Obra de Peter Blake |
Schiller escribió que el amor y el hambre dirigen el
mundo. El hambre nos puede convertir en un competidor feroz en la sabana social, pero la necesidad de amor avala el deseo de
encontrarnos con el otro. El amor testifica la sociabilidad. En su ensayo La vida en común, Tzvetan Todorov aclara que donde Schiller utiliza la palabra amor como una de
las dos grandes palancas motivadoras de las acciones humanas, Rousseau habla de
consideración, Hegel de reconocimiento y Adam Smith de atención. En mi ensayo La razón también tiene sentimientos (ver) hablo de afecto, o de cariño,
palabra sinónima que me gusta mucho pero que vive desterrada del vocabulario
académico, y que yo defino como el nexo afectivo que anuda a dos corazones que sienten una afinidad y una aprobación recíprocas que los conecta con lo mejor de sí mismos para cuidarse, y que en su cénit llamamos amor. En ese nexo se estiman los valores que nos singularizan, las actividades, los propósitos, los ideales, las cosmovisiones, la forma de instalar la existencia en la vida. Mendigamos cariño y afecto de manera omnipresente, y todas nuestras
acciones se subordinan en última instancia a que nos sigan queriendo los que
nos quieren, y que nos quieran también aquellas nuevas personas con las que nos
cruza la vida y que nos encantaría sumar al cupo de seres queridos. Todos somos
solicitantes y surtidores de afecto, agentes y pacientes de cariño, cazadores
recolectores pero también suministradores de consideración y reconocimiento.

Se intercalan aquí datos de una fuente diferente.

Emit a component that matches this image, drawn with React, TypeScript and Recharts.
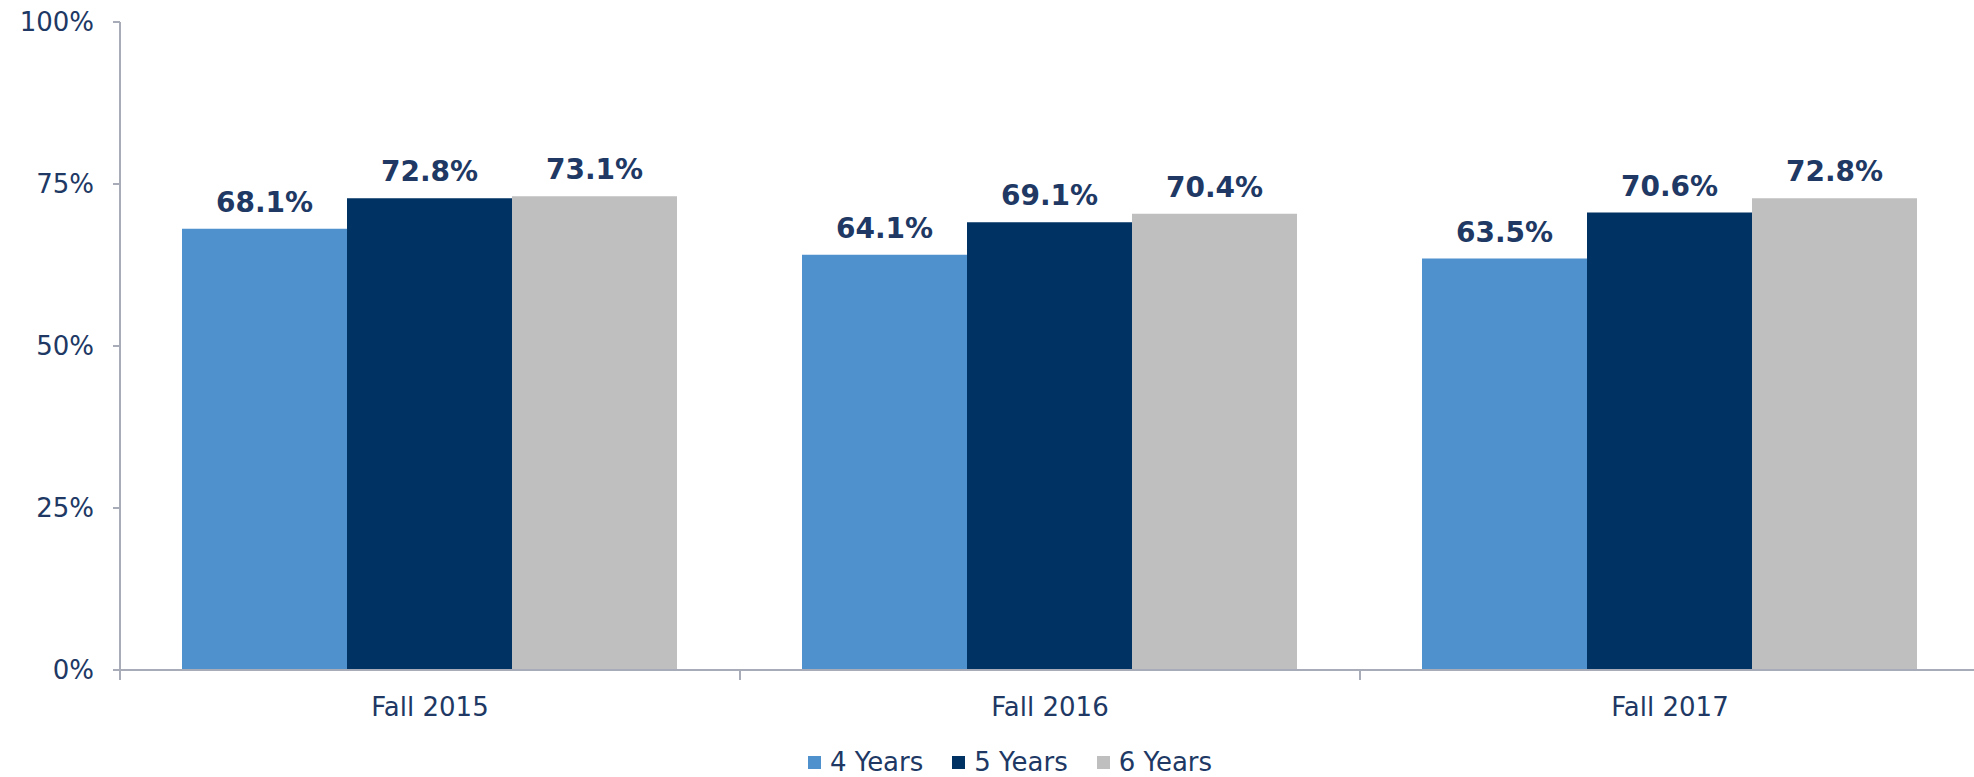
import React from "react";
import { BarChart, Bar, XAxis, YAxis, Legend, LabelList } from "recharts";

const categories = ["Fall 2015", "Fall 2016", "Fall 2017"];
const fourYears = [68.1, 64.1, 63.5];
const fiveYears = [72.8, 69.1, 70.6];
const sixYears = [73.1, 70.4, 72.8];
const yTicks = [0, 25, 50, 75, 100];

const SERIES = [
  { key: "y4", name: "4 Years", color: "#4F91CD" },
  { key: "y5", name: "5 Years", color: "#003263" },
  { key: "y6", name: "6 Years", color: "#BFBFBF" },
];

const TEXT = "#203864";
const AXIS = "#A8ABB8";
const FONT = "'DejaVu Sans', Verdana, sans-serif";

const CHART_W = 1990;
const CHART_H = 777;
const MARGIN = { top: 22, right: 10, bottom: 0, left: 40 };
const Y_AXIS_W = 80;
const BAND = (CHART_W - MARGIN.left - MARGIN.right - Y_AXIS_W) / categories.length;

const data = categories.map((name, i) => ({
  name,
  y4: fourYears[i],
  y5: fiveYears[i],
  y6: sixYears[i],
}));

// category label plus the short dividers between groups
function XTick(props: any) {
  const { x, y, payload, index } = props;
  const half = payload?.offset ? payload.offset : BAND / 2;
  return (
    <g>
      {index === 0 && (
        <line x1={x - half} x2={x - half} y1={y} y2={y + 10} stroke={AXIS} strokeWidth={2} />
      )}
      <line x1={x + half} x2={x + half} y1={y} y2={y + 10} stroke={AXIS} strokeWidth={2} />
      <text x={x} y={y + 46} textAnchor="middle" fill={TEXT} fontSize={26} fontFamily={FONT}>
        {payload.value}
      </text>
    </g>
  );
}

function LegendBox() {
  return (
    <div
      style={{
        height: 30,
        display: "flex",
        alignItems: "center",
        justifyContent: "center",
        fontFamily: FONT,
        fontSize: 26,
        color: TEXT,
      }}
    >
      {SERIES.map((s, i) => (
        <div
          key={s.key}
          style={{ display: "flex", alignItems: "center", marginRight: i < SERIES.length - 1 ? 29 : 0 }}
        >
          <span style={{ width: 13, height: 13, background: s.color, marginRight: 9, display: "inline-block" }} />
          <span style={{ lineHeight: "30px" }}>{s.name}</span>
        </div>
      ))}
    </div>
  );
}

export default function App() {
  return (
    <div
      style={{
        position: "fixed",
        left: 0,
        top: 0,
        width: 1974,
        height: 777,
        overflow: "hidden",
        background: "#fff",
      }}
    >
      <BarChart
        width={CHART_W}
        height={CHART_H}
        data={data}
        margin={MARGIN}
        barCategoryGap="10%"
        barGap={0}
      >
        <XAxis
          dataKey="name"
          height={77}
          axisLine={{ stroke: AXIS, strokeWidth: 2 }}
          tickLine={false}
          tickSize={0}
          tickMargin={0}
          tick={<XTick />}
          interval={0}
        />
        <YAxis
          width={Y_AXIS_W}
          domain={[0, 100]}
          ticks={yTicks}
          interval={0}
          tickFormatter={(v: number) => `${v}%`}
          axisLine={{ stroke: AXIS, strokeWidth: 2 }}
          tickLine={{ stroke: AXIS, strokeWidth: 2 }}
          tickSize={7}
          tickMargin={19}
          tick={{ fill: TEXT, fontSize: 26, fontFamily: FONT }}
        />
        <Legend verticalAlign="bottom" content={<LegendBox />} />
        {SERIES.map((s) => (
          <Bar key={s.key} dataKey={s.key} name={s.name} fill={s.color} isAnimationActive={false}>
            <LabelList
              dataKey={s.key}
              position="top"
              offset={17}
              formatter={(v: any) => `${Number(v).toFixed(1)}%`}
              fill={TEXT}
              fontSize={28}
              fontWeight="bold"
              fontFamily={FONT}
            />
          </Bar>
        ))}
      </BarChart>
    </div>
  );
}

Buscamos la mirada aprobatoria, queremos que nos quieran, y para eso intentamos
construirnos como sujetos valiosos.
Tanto la consideración que nos merecemos como
el afecto que perseguimos están siendo suplidos cada vez más por el deseo febril de
un reconocimiento que sin embargo difiere de ambas magnitudes. El reconocimiento confirma nuestro valor en la
urdimbre social (reconocimiento de distinción, según Todorov, éxito, según la vaporosa terminología coloquial), pero apenas
vincula con el afecto ni con la consideración. Hace poco mi mejor amigo me confesaba que «yo no quiero reconocimiento, yo quiero cariño». En las presentaciones de mis libros yo siempre afirmo públicamente que podría esbozar teorías muy filosóficas de por qué escribo, pero que en el fondo lo hago para algo tan sencillo pero tan relevante como que me quieran. Mientras que el reconocimiento pertenece al
dominio público y se distribuye a través del estatus y la reputación (que la imaginación
capitalista ha ligado a la división del empleo y a la pluralidad de ingresos que
proporciona), el afecto opera en la esfera privada y su adquisición no proviene
del trabajo remunerado, sino de valores inmateriales elicitados por el comportamiento: la bondad, la generosidad, la humildad, la ternura, el afecto,
el cuidado, la preocupación, la gratitud, el respeto. Utilizando la célebre dicotomía de Erich Fromm, el reconocimiento vincula con el tener, el cariño conexa con el ser. Si confundimos reconocimiento con consideración, o reemplazamos el afecto por el reconocimiento, las acciones no venales perderían centralidad. Se privilegiarían los valores que son mercancía para el
intercambio económico (bienes, servicios, propiedades, titulación, capacidad adquisitiva para el consumo). El credo económico habría logrado virar nuestro psiquismo hacia lo que lo perpetúa y ensalza. Un triunfo de la lógica económica. Una derrota de la vida afectiva.